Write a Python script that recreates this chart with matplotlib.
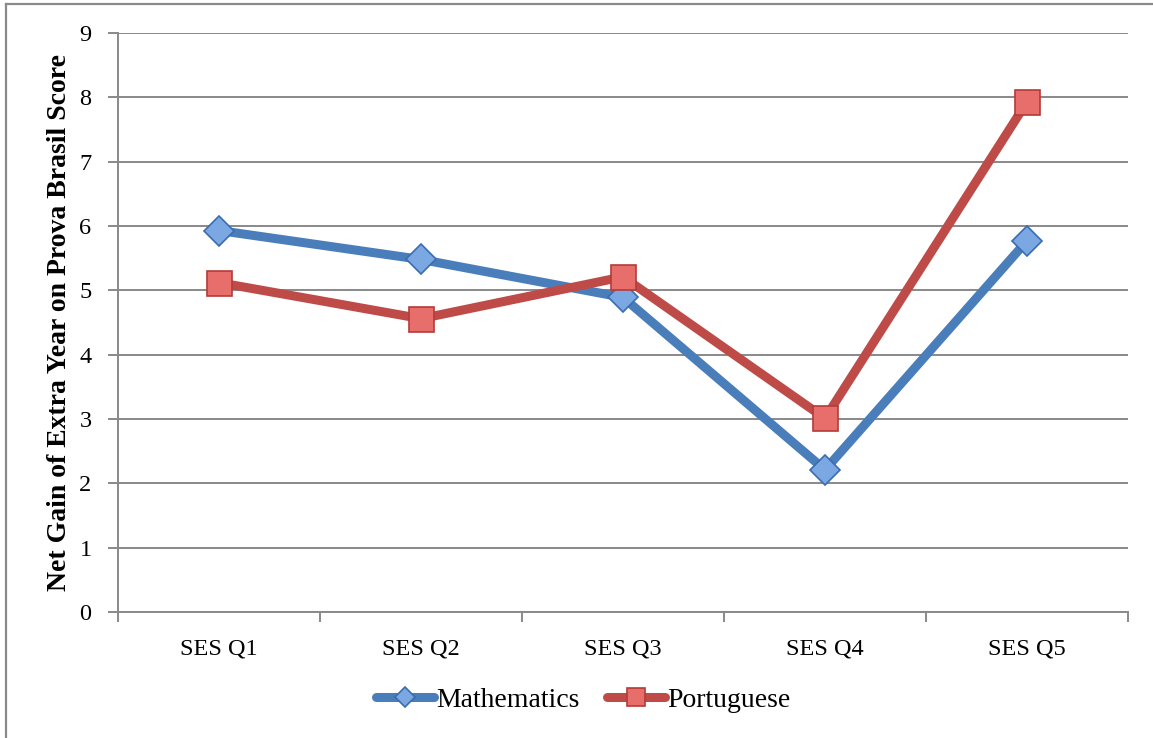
import matplotlib
matplotlib.use("Agg")
import matplotlib.pyplot as plt
from matplotlib.lines import Line2D
import numpy as np

categories = ["SES Q1", "SES Q2", "SES Q3", "SES Q4", "SES Q5"]
mathematics = [5.93, 5.48, 4.89, 2.21, 5.77]
portuguese = [5.12, 4.56, 5.21, 3.01, 7.93]
y_ticks = [0, 1, 2, 3, 4, 5, 6, 7, 8, 9]

plt.rcParams['font.family'] = ['Liberation Serif', 'DejaVu Serif']

W, H = 1153, 738
fig = plt.figure(figsize=(W/100, H/100), dpi=100)
ax = fig.add_axes([118/W, 1 - 612/H, (1128-118)/W, (612-33)/H])

x = np.arange(len(categories))
grey = '#898989'
ax.set_ylim(0, 9)
ax.set_xlim(-0.5, len(categories) - 0.5)
ax.set_yticks(y_ticks)
ax.yaxis.grid(True, color=grey, linewidth=1.4)
ax.set_axisbelow(True)
for s in ['top', 'right']:
    ax.spines[s].set_visible(False)
for s in ['left', 'bottom']:
    ax.spines[s].set_color(grey)
    ax.spines[s].set_linewidth(1.4)

ax.set_xticks(x)
ax.set_xticklabels(categories, fontsize=17.5)
ax.tick_params(axis='x', length=0, pad=19)
ax.set_xticks(np.arange(len(categories) + 1) - 0.5, minor=True)
ax.tick_params(axis='x', which='minor', length=7, color=grey, width=1.4, direction='out')
ax.tick_params(axis='y', length=7, color=grey, width=1.4, labelsize=17.5, pad=12)

blue_line = '#4A7EBB'
blue_face = '#7BA7E3'
blue_edge = '#3A6DB0'
red_line = '#BE4B48'
red_face = '#E86E6B'
red_edge = '#B53B38'

ax.plot(x, mathematics, color=blue_line, linewidth=6.5, marker='D', markersize=15,
        markerfacecolor=blue_face, markeredgecolor=blue_edge, markeredgewidth=1.2,
        label='Mathematics', solid_capstyle='round', zorder=3)
ax.plot(x, portuguese, color=red_line, linewidth=6.5, marker='s', markersize=18,
        markerfacecolor=red_face, markeredgecolor=red_edge, markeredgewidth=1.2,
        label='Portuguese', solid_capstyle='round', zorder=3)

ax.set_ylabel('Net Gain of Extra Year on Prova Brasil Score', fontsize=20,
              fontweight='bold', labelpad=5)

leg_y = (612 - 700) / (612 - 33)
leg_x = (583 - 118) / (1128 - 118)
leg = ax.legend(loc='center', bbox_to_anchor=(leg_x, leg_y),
                ncol=2, frameon=False, fontsize=20, handlelength=2.1, handletextpad=0.06,
                columnspacing=1.0, borderaxespad=0, markerscale=0.7)

# outer frame of the figure box
fig.add_artist(Line2D([6/W, 6/W], [0, 1 - 4/H], color='#8a8a8a', linewidth=1.6))
fig.add_artist(Line2D([6/W, 1], [1 - 4/H, 1 - 4/H], color='#8a8a8a', linewidth=1.6))

fig.savefig('out.png', dpi=100)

What to work on:
Your task is to reproduce exactly the lines from the start of the data above through the line containing "columnspacing=1.0, borderaxespad=0, markerscale=0.7)", leaving every picture out.

The output:
Write a Python script that recreates this chart with matplotlib.
import matplotlib
matplotlib.use("Agg")
import matplotlib.pyplot as plt
from matplotlib.lines import Line2D
import numpy as np

categories = ["SES Q1", "SES Q2", "SES Q3", "SES Q4", "SES Q5"]
mathematics = [5.93, 5.48, 4.89, 2.21, 5.77]
portuguese = [5.12, 4.56, 5.21, 3.01, 7.93]
y_ticks = [0, 1, 2, 3, 4, 5, 6, 7, 8, 9]

plt.rcParams['font.family'] = ['Liberation Serif', 'DejaVu Serif']

W, H = 1153, 738
fig = plt.figure(figsize=(W/100, H/100), dpi=100)
ax = fig.add_axes([118/W, 1 - 612/H, (1128-118)/W, (612-33)/H])

x = np.arange(len(categories))
grey = '#898989'
ax.set_ylim(0, 9)
ax.set_xlim(-0.5, len(categories) - 0.5)
ax.set_yticks(y_ticks)
ax.yaxis.grid(True, color=grey, linewidth=1.4)
ax.set_axisbelow(True)
for s in ['top', 'right']:
    ax.spines[s].set_visible(False)
for s in ['left', 'bottom']:
    ax.spines[s].set_color(grey)
    ax.spines[s].set_linewidth(1.4)

ax.set_xticks(x)
ax.set_xticklabels(categories, fontsize=17.5)
ax.tick_params(axis='x', length=0, pad=19)
ax.set_xticks(np.arange(len(categories) + 1) - 0.5, minor=True)
ax.tick_params(axis='x', which='minor', length=7, color=grey, width=1.4, direction='out')
ax.tick_params(axis='y', length=7, color=grey, width=1.4, labelsize=17.5, pad=12)

blue_line = '#4A7EBB'
blue_face = '#7BA7E3'
blue_edge = '#3A6DB0'
red_line = '#BE4B48'
red_face = '#E86E6B'
red_edge = '#B53B38'

ax.plot(x, mathematics, color=blue_line, linewidth=6.5, marker='D', markersize=15,
        markerfacecolor=blue_face, markeredgecolor=blue_edge, markeredgewidth=1.2,
        label='Mathematics', solid_capstyle='round', zorder=3)
ax.plot(x, portuguese, color=red_line, linewidth=6.5, marker='s', markersize=18,
        markerfacecolor=red_face, markeredgecolor=red_edge, markeredgewidth=1.2,
        label='Portuguese', solid_capstyle='round', zorder=3)

ax.set_ylabel('Net Gain of Extra Year on Prova Brasil Score', fontsize=20,
              fontweight='bold', labelpad=5)

leg_y = (612 - 700) / (612 - 33)
leg_x = (583 - 118) / (1128 - 118)
leg = ax.legend(loc='center', bbox_to_anchor=(leg_x, leg_y),
                ncol=2, frameon=False, fontsize=20, handlelength=2.1, handletextpad=0.06,
                columnspacing=1.0, borderaxespad=0, markerscale=0.7)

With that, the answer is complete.